Description of the task ::
Exactly as written, quote every line that follows, skipping the images.

Data shown ::

>>>

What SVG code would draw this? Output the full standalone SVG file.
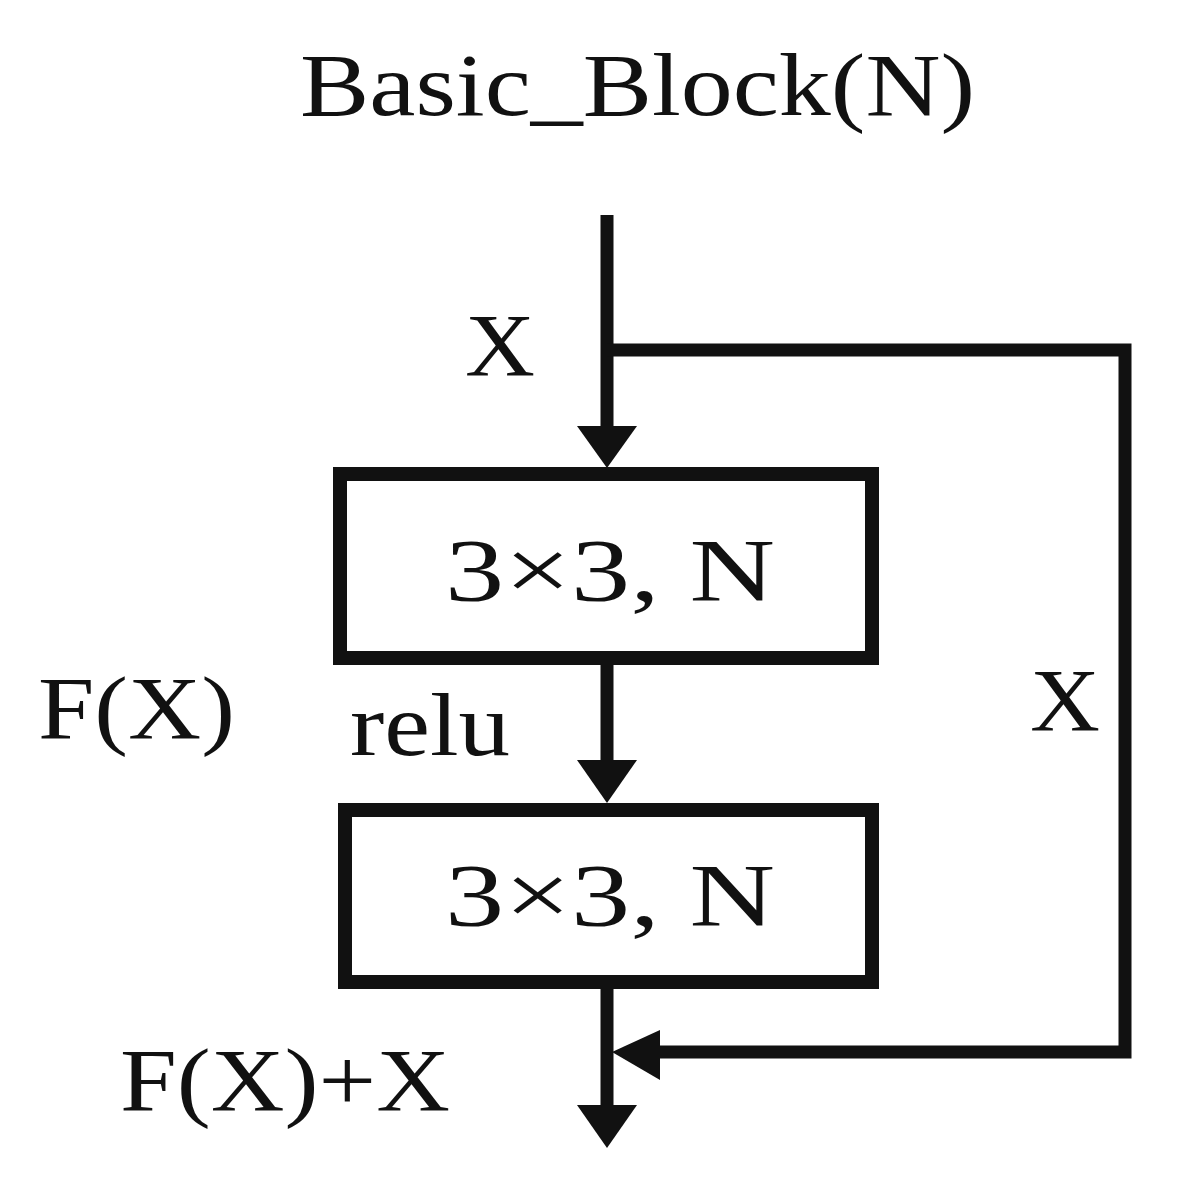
<svg xmlns="http://www.w3.org/2000/svg" width="1182" height="1186" viewBox="0 0 1182 1186">
<style>
text{font-family:"Liberation Serif","Times New Roman",serif;fill:#111;font-size:88px}
.ln{stroke:#111;stroke-width:13;fill:none}
.box{stroke:#111;stroke-width:14;fill:#fff}
.ah{fill:#111}
</style>
<rect width="1182" height="1186" fill="#fff"/>
<text x="300" y="115" textLength="675" lengthAdjust="spacingAndGlyphs" font-size="92">Basic_Block(N)</text>
<g id="connectors">
<line class="ln" x1="607" y1="215" x2="607" y2="430"/>
<polygon class="ah" points="577,426 637,426 607,468"/>
<polyline class="ln" points="607,350 1125,350 1125,1052 650,1052"/>
<line class="ln" x1="607" y1="658" x2="607" y2="765"/>
<polygon class="ah" points="577,760 637,760 607,803"/>
<line class="ln" x1="607" y1="982" x2="607" y2="1110"/>
<polygon class="ah" points="577,1105 637,1105 607,1148"/>
<polygon class="ah" points="660,1030 660,1080 612,1052"/>
</g>
<g id="box1"><rect class="box" x="340" y="474" width="532" height="184"/><text x="445" y="600" textLength="330" lengthAdjust="spacingAndGlyphs">3×3,  N</text></g>
<g id="box2"><rect class="box" x="345" y="810" width="527" height="172"/><text x="445" y="925" textLength="330" lengthAdjust="spacingAndGlyphs">3×3,  N</text></g>
<g id="labels">
<text x="465" y="375" textLength="70" lengthAdjust="spacingAndGlyphs">X</text>
<text x="38" y="738" textLength="197" lengthAdjust="spacingAndGlyphs">F(X)</text>
<text x="350" y="755" textLength="160" lengthAdjust="spacingAndGlyphs">relu</text>
<text x="1030" y="730" textLength="70" lengthAdjust="spacingAndGlyphs">X</text>
<text x="120" y="1110" textLength="330" lengthAdjust="spacingAndGlyphs">F(X)+X</text>
</g>
</svg>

<<<

Output below ::
What SVG code would draw this? Output the full standalone SVG file.
<svg xmlns="http://www.w3.org/2000/svg" width="1182" height="1186" viewBox="0 0 1182 1186">
<style>
text{font-family:"Liberation Serif","Times New Roman",serif;fill:#111;font-size:88px}
.ln{stroke:#111;stroke-width:13;fill:none}
.box{stroke:#111;stroke-width:14;fill:#fff}
.ah{fill:#111}
</style>
<rect width="1182" height="1186" fill="#fff"/>
<text x="300" y="115" textLength="675" lengthAdjust="spacingAndGlyphs" font-size="92">Basic_Block(N)</text>
<g id="connectors">
<line class="ln" x1="607" y1="215" x2="607" y2="430"/>
<polygon class="ah" points="577,426 637,426 607,468"/>
<polyline class="ln" points="607,350 1125,350 1125,1052 650,1052"/>
<line class="ln" x1="607" y1="658" x2="607" y2="765"/>
<polygon class="ah" points="577,760 637,760 607,803"/>
<line class="ln" x1="607" y1="982" x2="607" y2="1110"/>
<polygon class="ah" points="577,1105 637,1105 607,1148"/>
<polygon class="ah" points="660,1030 660,1080 612,1052"/>
</g>
<g id="box1"><rect class="box" x="340" y="474" width="532" height="184"/><text x="445" y="600" textLength="330" lengthAdjust="spacingAndGlyphs">3×3,  N</text></g>
<g id="box2"><rect class="box" x="345" y="810" width="527" height="172"/><text x="445" y="925" textLength="330" lengthAdjust="spacingAndGlyphs">3×3,  N</text></g>
<g id="labels">
<text x="465" y="375" textLength="70" lengthAdjust="spacingAndGlyphs">X</text>
<text x="38" y="738" textLength="197" lengthAdjust="spacingAndGlyphs">F(X)</text>
<text x="350" y="755" textLength="160" lengthAdjust="spacingAndGlyphs">relu</text>
<text x="1030" y="730" textLength="70" lengthAdjust="spacingAndGlyphs">X</text>
<text x="120" y="1110" textLength="330" lengthAdjust="spacingAndGlyphs">F(X)+X</text>
</g>
</svg>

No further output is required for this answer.